By Ron Leuty – Reporter, San Francisco Business Times
Jan 7, 2019, 5:18pm EST
Read original online article at SF Business Times
A South San Francisco company tapping the brain’s immune system to treat Alzheimer’s disease and other neurodegenerative conditions said Monday that it wants to raise $150 million in an initial public offering.
Alector Inc., which has nearly 100 employees and last year closed a $225 million deal with AbbVie Inc. (NYSE: ABBV), would trade on the NASDAQ with the trading symbol “ALEC.”
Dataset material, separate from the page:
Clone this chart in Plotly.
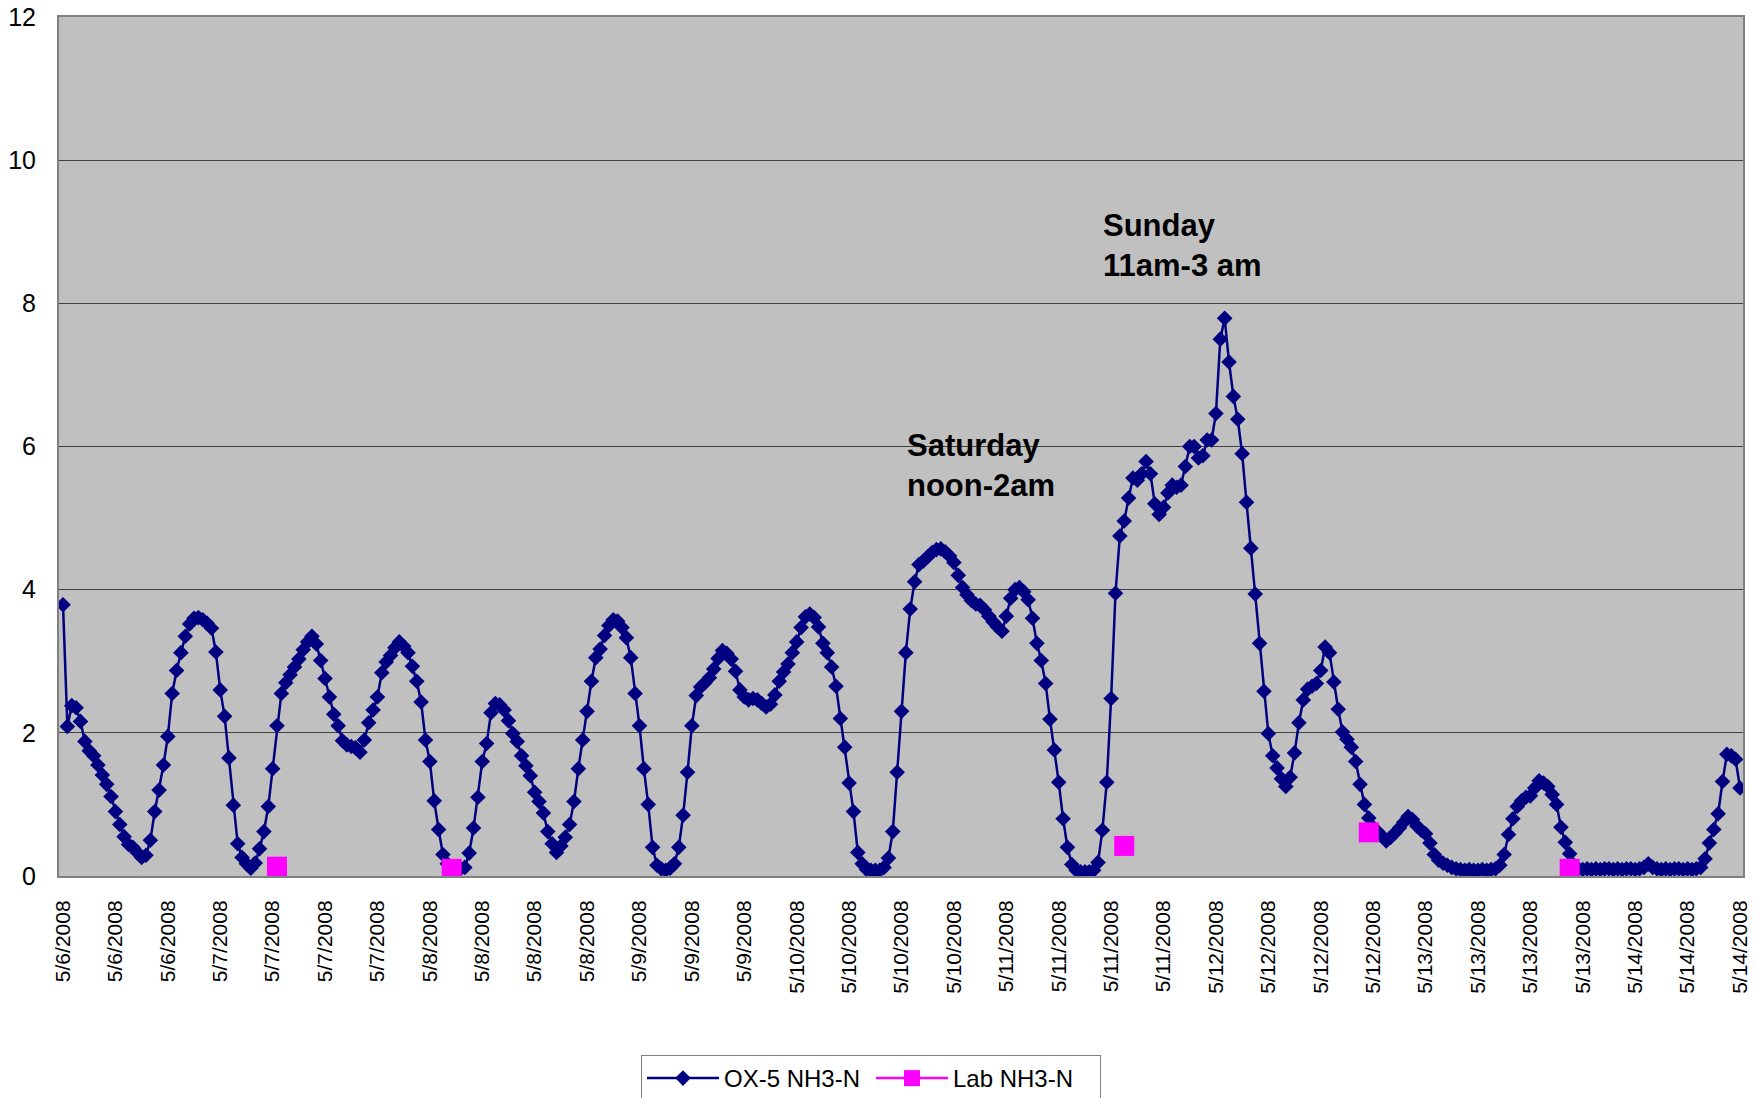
import plotly.graph_objects as go

# OX-5 NH3-N online analyser readings (mg/L) in order
ox5_may06_08 = [
    3.79, 2.09, 2.38, 2.35, 2.16, 1.88, 1.75, 1.68, 1.55, 1.41,
    1.28, 1.11, 0.90, 0.72, 0.55, 0.44, 0.40, 0.33, 0.26, 0.29,
    0.50, 0.90, 1.20, 1.55, 1.95, 2.55, 2.87, 3.12, 3.35, 3.52,
    3.60, 3.61, 3.58, 3.53, 3.46, 3.13, 2.60, 2.23, 1.65, 0.99,
    0.45, 0.26, 0.17, 0.11, 0.18, 0.38, 0.62, 0.97, 1.50, 2.10,
    2.55, 2.70, 2.81, 2.92, 3.03, 3.16, 3.27, 3.35, 3.24, 3.01,
    2.76, 2.50, 2.26, 2.10, 1.89, 1.83, 1.81, 1.79, 1.73, 1.90,
    2.14, 2.32, 2.50, 2.84, 2.99, 3.08, 3.19, 3.27, 3.21, 3.12,
    2.93, 2.72, 2.43, 1.90, 1.60, 1.05, 0.65, 0.30, 0.17, 0.11,
    0.11, 0.10, 0.12, 0.32, 0.67, 1.10,
]
ox5_may08_10 = [
    1.60, 1.85, 2.28, 2.41, 2.39, 2.32, 2.17, 1.99, 1.88, 1.68,
    1.54, 1.40, 1.17, 1.04, 0.88, 0.62, 0.45, 0.33, 0.42, 0.54,
    0.72, 1.04, 1.50, 1.90, 2.30, 2.72, 3.05, 3.17, 3.36, 3.50,
    3.58, 3.56, 3.47, 3.33, 3.05, 2.55, 2.10, 1.50, 1.00, 0.40,
    0.15, 0.10, 0.08, 0.11, 0.17, 0.40, 0.85, 1.45, 2.10, 2.52,
    2.64, 2.70, 2.77, 2.89, 3.04, 3.15, 3.11, 3.03, 2.86, 2.60,
    2.50, 2.46, 2.48, 2.46, 2.41, 2.36, 2.40, 2.53, 2.72, 2.85,
    2.96, 3.12, 3.27, 3.47, 3.62, 3.66, 3.61, 3.48, 3.25, 3.12,
    2.92, 2.65, 2.20, 1.80, 1.30, 0.90, 0.33, 0.17, 0.09, 0.08,
    0.08, 0.08, 0.12, 0.25, 0.62, 1.45,
]
ox5_may10_12 = [
    2.30, 3.12, 3.73, 4.11, 4.35, 4.40, 4.46, 4.52, 4.56, 4.57,
    4.53, 4.47, 4.38, 4.20, 4.03, 3.93, 3.85, 3.80, 3.78, 3.72,
    3.63, 3.55, 3.48, 3.42, 3.63, 3.88, 4.00, 4.03, 3.97, 3.86,
    3.60, 3.25, 3.01, 2.69, 2.19, 1.76, 1.31, 0.80, 0.40, 0.16,
    0.08, 0.06, 0.06, 0.06, 0.08, 0.19, 0.64, 1.31, 2.48, 3.95,
    4.75, 4.96, 5.28, 5.56, 5.53, 5.62, 5.79, 5.62, 5.20, 5.05,
    5.15, 5.35, 5.46, 5.43, 5.46, 5.72, 6.00, 6.00, 5.84, 5.87,
    6.09, 6.09, 6.46, 7.50, 7.79, 7.18, 6.70, 6.38, 5.90, 5.22,
    4.58, 3.94, 3.25, 2.58, 1.99, 1.68, 1.51, 1.36, 1.25, 1.38,
    1.72, 2.14, 2.46, 2.61, 2.65, 2.69,
]
ox5_may12_14 = [
    2.87, 3.20, 3.12, 2.71, 2.33, 2.01, 1.91, 1.80, 1.60, 1.28,
    1.00, 0.81, 0.68, 0.62, 0.56, 0.49, 0.54, 0.60, 0.67, 0.75,
    0.83, 0.79, 0.70, 0.64, 0.59, 0.46, 0.30, 0.22, 0.18, 0.15,
    0.12, 0.10, 0.09, 0.08, 0.09, 0.08, 0.08, 0.09, 0.08, 0.09,
    0.10, 0.15, 0.30, 0.58, 0.80, 0.97, 1.05, 1.10, 1.12, 1.23,
    1.33, 1.30, 1.25, 1.14, 1.00, 0.68, 0.47, 0.31, 0.15, 0.10,
    0.09, 0.10, 0.09, 0.10, 0.09, 0.10, 0.10, 0.09, 0.10, 0.09,
    0.10, 0.10, 0.09, 0.10, 0.12, 0.17, 0.12, 0.10, 0.09, 0.10,
    0.09, 0.10, 0.10, 0.09, 0.10, 0.09, 0.10, 0.12, 0.24, 0.46,
    0.65, 0.87, 1.32, 1.70, 1.68, 1.63, 1.23,
]

# grab samples from the lab (reading number, value)
lab_reading = [49, 89, 243, 299, 345]
lab_nh3 = [0.13, 0.10, 0.42, 0.61, 0.10]

# category labels shown on the axis, one every 12 readings
tick_labels = [
    "5/6/2008", "5/6/2008", "5/6/2008",
    "5/7/2008", "5/7/2008", "5/7/2008", "5/7/2008",
    "5/8/2008", "5/8/2008", "5/8/2008", "5/8/2008",
    "5/9/2008", "5/9/2008", "5/9/2008",
    "5/10/2008", "5/10/2008", "5/10/2008", "5/10/2008",
    "5/11/2008", "5/11/2008", "5/11/2008", "5/11/2008",
    "5/12/2008", "5/12/2008", "5/12/2008", "5/12/2008",
    "5/13/2008", "5/13/2008", "5/13/2008", "5/13/2008",
    "5/14/2008", "5/14/2008", "5/14/2008",
]

ox5 = ox5_may06_08 + ox5_may08_10 + ox5_may10_12 + ox5_may12_14
n = len(ox5)
idx = list(range(n))
step = (n - 1) / (len(tick_labels) - 1)

# lab values on the same reading axis, gaps elsewhere so no line is drawn
lab_full = [None] * n
for r, v in zip(lab_reading, lab_nh3):
    lab_full[r] = v

FONT = "Liberation Sans, Arial, sans-serif"

fig = go.Figure()
fig.add_trace(go.Scatter(
    x=idx, y=ox5, name="OX-5 NH3-N", mode="lines+markers",
    line=dict(color="#000080", width=2.5),
    marker=dict(symbol="diamond", size=12, color="#000080"),
))
fig.add_trace(go.Scatter(
    x=idx, y=lab_full, name="Lab NH3-N", mode="lines+markers",
    connectgaps=False,
    line=dict(color="#FF00FF", width=2.5),
    marker=dict(symbol="square", size=20, color="#FF00FF"),
))

fig.update_xaxes(
    range=[-0.92, n - 1 + 0.69],
    tickmode="array",
    tickvals=[i * step for i in range(len(tick_labels))],
    ticktext=tick_labels,
    tickangle=-90,
    tickfont=dict(size=21, family=FONT, color="black"),
    ticks="", ticklabelstandoff=14,
    showgrid=False, zeroline=False,
    showline=True, linecolor="#808080", linewidth=2, mirror=True,
)
fig.update_yaxes(
    range=[0, 12], tick0=0, dtick=2,
    tickfont=dict(size=25, family=FONT, color="black"),
    ticks="", ticklabelstandoff=16, ticklabeloverflow="allow",
    showgrid=True, gridcolor="#404040", gridwidth=1,
    zeroline=True, zerolinecolor="#000000", zerolinewidth=2,
    showline=True, linecolor="#808080", linewidth=2, mirror=True,
)

fig.add_annotation(
    x=192.8, y=6.29, xref="x", yref="y", xanchor="left", yanchor="top",
    align="left", showarrow=False,
    text="<b>Saturday<br>noon-2am</b>",
    font=dict(size=31, family=FONT, color="black"),
)
fig.add_annotation(
    x=237.6, y=9.36, xref="x", yref="y", xanchor="left", yanchor="top",
    align="left", showarrow=False,
    text="<b>Sunday<br>11am-3 am</b>",
    font=dict(size=31, family=FONT, color="black"),
)

fig.update_layout(
    width=1750, height=1090,
    margin=dict(l=51, r=15, t=9, b=222, autoexpand=False),
    paper_bgcolor="white", plot_bgcolor="#C0C0C0",
    font=dict(family=FONT, color="black"),
    showlegend=True,
    legend=dict(
        orientation="h", x=0.3456, xanchor="left", y=-0.2084, yanchor="top",
        bgcolor="white", bordercolor="#808080", borderwidth=1,
        font=dict(size=24, family=FONT, color="black"),
        itemwidth=72, entrywidth=142, entrywidthmode="pixels",
        traceorder="normal",
    ),
    hovermode=False,
)

fig.write_html("out.html")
The company was started five years ago by CEO Arnon Rosenthal. Rosenthal previously worked at Genentech Inc. and launched Rinat Neuroscience before it was bought by Pfizer Inc. (NYSE: PFE) in 2006.
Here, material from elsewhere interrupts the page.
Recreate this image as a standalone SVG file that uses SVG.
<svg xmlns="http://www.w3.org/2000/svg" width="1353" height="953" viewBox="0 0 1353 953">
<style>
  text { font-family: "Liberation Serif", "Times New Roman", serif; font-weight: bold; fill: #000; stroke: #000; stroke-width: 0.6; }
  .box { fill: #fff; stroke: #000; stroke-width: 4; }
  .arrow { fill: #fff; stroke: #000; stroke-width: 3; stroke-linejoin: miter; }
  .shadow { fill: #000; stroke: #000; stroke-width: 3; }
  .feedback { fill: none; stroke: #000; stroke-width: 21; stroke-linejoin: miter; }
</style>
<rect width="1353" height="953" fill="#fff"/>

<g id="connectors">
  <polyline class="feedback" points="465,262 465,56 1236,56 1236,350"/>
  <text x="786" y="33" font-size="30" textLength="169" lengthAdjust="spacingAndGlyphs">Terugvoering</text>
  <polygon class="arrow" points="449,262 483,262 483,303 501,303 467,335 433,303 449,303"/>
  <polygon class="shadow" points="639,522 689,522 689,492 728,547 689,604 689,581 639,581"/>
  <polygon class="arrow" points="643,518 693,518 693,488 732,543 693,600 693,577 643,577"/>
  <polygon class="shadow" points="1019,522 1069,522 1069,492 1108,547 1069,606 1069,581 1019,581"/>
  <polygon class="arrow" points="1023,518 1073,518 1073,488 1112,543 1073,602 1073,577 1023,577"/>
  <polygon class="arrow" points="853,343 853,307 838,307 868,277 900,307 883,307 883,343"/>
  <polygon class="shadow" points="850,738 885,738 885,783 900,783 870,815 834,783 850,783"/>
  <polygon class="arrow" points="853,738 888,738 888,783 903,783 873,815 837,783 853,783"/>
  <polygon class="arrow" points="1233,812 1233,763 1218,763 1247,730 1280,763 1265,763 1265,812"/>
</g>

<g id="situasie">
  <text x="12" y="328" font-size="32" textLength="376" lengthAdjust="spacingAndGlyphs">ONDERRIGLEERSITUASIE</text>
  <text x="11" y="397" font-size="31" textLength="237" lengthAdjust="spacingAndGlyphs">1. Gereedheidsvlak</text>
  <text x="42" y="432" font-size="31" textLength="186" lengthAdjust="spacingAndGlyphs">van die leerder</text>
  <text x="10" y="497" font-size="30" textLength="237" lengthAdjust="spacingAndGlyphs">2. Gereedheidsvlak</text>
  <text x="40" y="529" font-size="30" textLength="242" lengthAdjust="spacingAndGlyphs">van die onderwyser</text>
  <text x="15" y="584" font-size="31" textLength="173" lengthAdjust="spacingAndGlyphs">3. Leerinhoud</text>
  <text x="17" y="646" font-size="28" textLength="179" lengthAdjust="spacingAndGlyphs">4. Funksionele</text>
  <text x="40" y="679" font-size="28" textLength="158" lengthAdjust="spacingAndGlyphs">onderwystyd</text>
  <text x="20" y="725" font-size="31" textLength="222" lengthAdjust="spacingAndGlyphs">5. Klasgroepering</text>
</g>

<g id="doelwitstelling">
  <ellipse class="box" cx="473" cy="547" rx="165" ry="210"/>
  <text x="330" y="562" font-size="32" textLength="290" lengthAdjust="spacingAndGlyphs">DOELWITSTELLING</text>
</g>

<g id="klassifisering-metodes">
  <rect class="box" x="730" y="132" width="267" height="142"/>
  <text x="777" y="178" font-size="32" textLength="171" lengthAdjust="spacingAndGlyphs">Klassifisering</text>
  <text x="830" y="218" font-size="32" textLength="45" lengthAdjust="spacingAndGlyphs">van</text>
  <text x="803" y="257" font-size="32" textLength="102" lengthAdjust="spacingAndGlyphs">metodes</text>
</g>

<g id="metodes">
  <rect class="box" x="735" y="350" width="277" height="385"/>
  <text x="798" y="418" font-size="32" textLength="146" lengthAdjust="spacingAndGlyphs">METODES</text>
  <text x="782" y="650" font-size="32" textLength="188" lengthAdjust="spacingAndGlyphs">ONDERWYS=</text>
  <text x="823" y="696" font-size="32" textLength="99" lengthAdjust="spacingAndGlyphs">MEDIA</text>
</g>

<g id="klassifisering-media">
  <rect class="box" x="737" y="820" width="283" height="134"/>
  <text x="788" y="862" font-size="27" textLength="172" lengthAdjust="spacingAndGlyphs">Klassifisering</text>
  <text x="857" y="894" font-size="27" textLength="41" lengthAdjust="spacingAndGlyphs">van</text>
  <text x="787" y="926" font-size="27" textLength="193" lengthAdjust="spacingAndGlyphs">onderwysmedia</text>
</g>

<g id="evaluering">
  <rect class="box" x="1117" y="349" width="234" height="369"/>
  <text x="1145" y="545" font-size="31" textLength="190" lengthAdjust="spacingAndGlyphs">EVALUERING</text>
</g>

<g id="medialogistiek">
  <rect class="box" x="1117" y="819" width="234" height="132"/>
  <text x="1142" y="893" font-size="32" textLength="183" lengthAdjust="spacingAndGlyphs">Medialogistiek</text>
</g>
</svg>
Like cancer immunotherapy companies, Alector sees power in stimulating, multiplying, moving and directing the immune system to tackle Alzheimer’s, frontotemporal dementia and other neurological diseases. But its work isn’t limited to working with a certain type of brain cell, called microglia, that is the first line of defense for the immune system against cellular invaders; the company’s work also could be applied to cancer, Rosenthal and Chief Business Officer Sabah Oney told the San Francisco Business Times last year.
But Alector’s main focus is on neurology, Rosenthal and Oney said.
The company has raised close to $300 million from GV, OrbiMed, Polaris Partners, Topspin Partners, Mission Bay Capital, AbbVie, Johnson & Johnson’s Janssen Pharmaceuticals and others.
“We made a big bet that this was the direction” of Alzheimer’s research, Rosenthal said. “When we started five years ago, it was not clear.”
The emergence of neurodegeneration drug companies such as Alector and South San Francisco’s Denali Therapeutics Inc. (NASDAQ: DNLI) and Cortexyme Inc. comes after decades of disappointments in the Alzheimer’s field from companies targeting tangles of amyloid and tau proteins in the brain.
Alector in November started an early-stage clinical trial of AL-002, a drug that is partnered with AbbVie and targets a triggering receptor on cells that have a genetic link to Alzheimer’s disease and other neurodegenerative disorders. The trial is aimed at Alzheimer’s.
In September, it started a Phase I study in a subpopulation of patients with a mutation thought to play a role in frontotemporal dementia.